Tuesday, February 4, 2014


The quality and types of camera movements and the quick cuts between shots are all visual aides in portraying the fear that the characters feel during a shark attack in Jaws. The choice of high or low camera angles and the use of lighting, especially during the night scenes, also help to tell the story. The significance of these elements is seen on the boat while the three main characters are trying to catch the shark.

The close-ups or quick panning and sharp cuts work together to portray their fear and determination. Some of the shots on the boat also send a message of who is the most comfortable at sea. To be more specific, let us focus on the scene when Police Chief Martin Brody, Quint, and Matt Hooper are preparing to leave on their expedition to find the shark. The one particular shot in mind is the one that is seen taken from Quint’s self-made mini-museum of shark jaws. The camera is looking out from a window or door and what the audience sees is Quint up on the top deck singing, certainly very comfortable with what he is doing. Hooper is seen on the lower deck preparing some of his gear, but seems a little nervous, especially since the boat is rocking a bit next to the dock and it looks like he’s about to fall. Brody is still on the dock and doesn’t appear to be anywhere near comfortable going on the boat yet. It also appears he is holding some of his personal belongings close to him because that is what is familiar to him.

Throughout this scene, the medium and medium long shots and soft camera angles let the characters and the mise en scene do more of the storytelling. Later in the film, when the three are out to sea, the camera shifts as the characters move. One particular shot that comes to mind is when Quint is down at the very front of the boat sitting on a lawn chair with a makeshift vest and a fishing pole that he cast. He had just had an encounter with the shark taking the bait. In this shot, Brody is standing behind him, with kind of a half-smile, half-worn out look on his face. His body is kind of turned away from the camera, telling us that he is not comfortable with what just happened. Hooper is sitting relaxed on the edge of the boat with a smile on his face, about as big as the smile on Quint’s face.

This shot helps to support the original shot mentioned in also portraying the comfort level of each character. Quint is obviously the most comfortable, especially since it is his boat. It appears Hooper is not as comfortable as Quint because he does not seem to be as at home on a boat such as Quint’s. Hooper is comfortable with what is going on because of his background as a shark scientist. Now, Brody is certainly the least comfortable of all considering he is a police chief who is originally from New York City and is visibly not at all comfortable with the water, let alone shark hunting.

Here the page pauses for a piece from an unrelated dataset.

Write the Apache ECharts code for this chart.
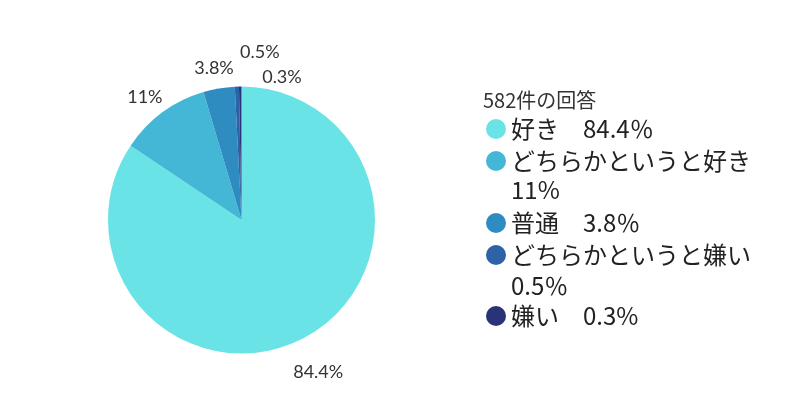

Each of the shots on the boat tell a story. The sequence of action shots tell a bigger story as the film progresses when they are pursuing the shark. Where the camera is positioned to portray where each character is in the shot, shows how each character grows, particularly Brody. At the beginning of their expedition, Brody was so uncomfortable he did not even want to get in the boat even though he knew he had to. By the end, once Quint is gone and Hooper is presumed dead as well, Brody is left with no choice but to protect himself. In the mise en scene, how he is seen in the water and on the mast of the boat, it appears that he has been forced to face his fear of the water and the shark. At this point, it is a matter of life and death. In turn, the sequence of shots portraying the mise en scene helped tell the story of character growth.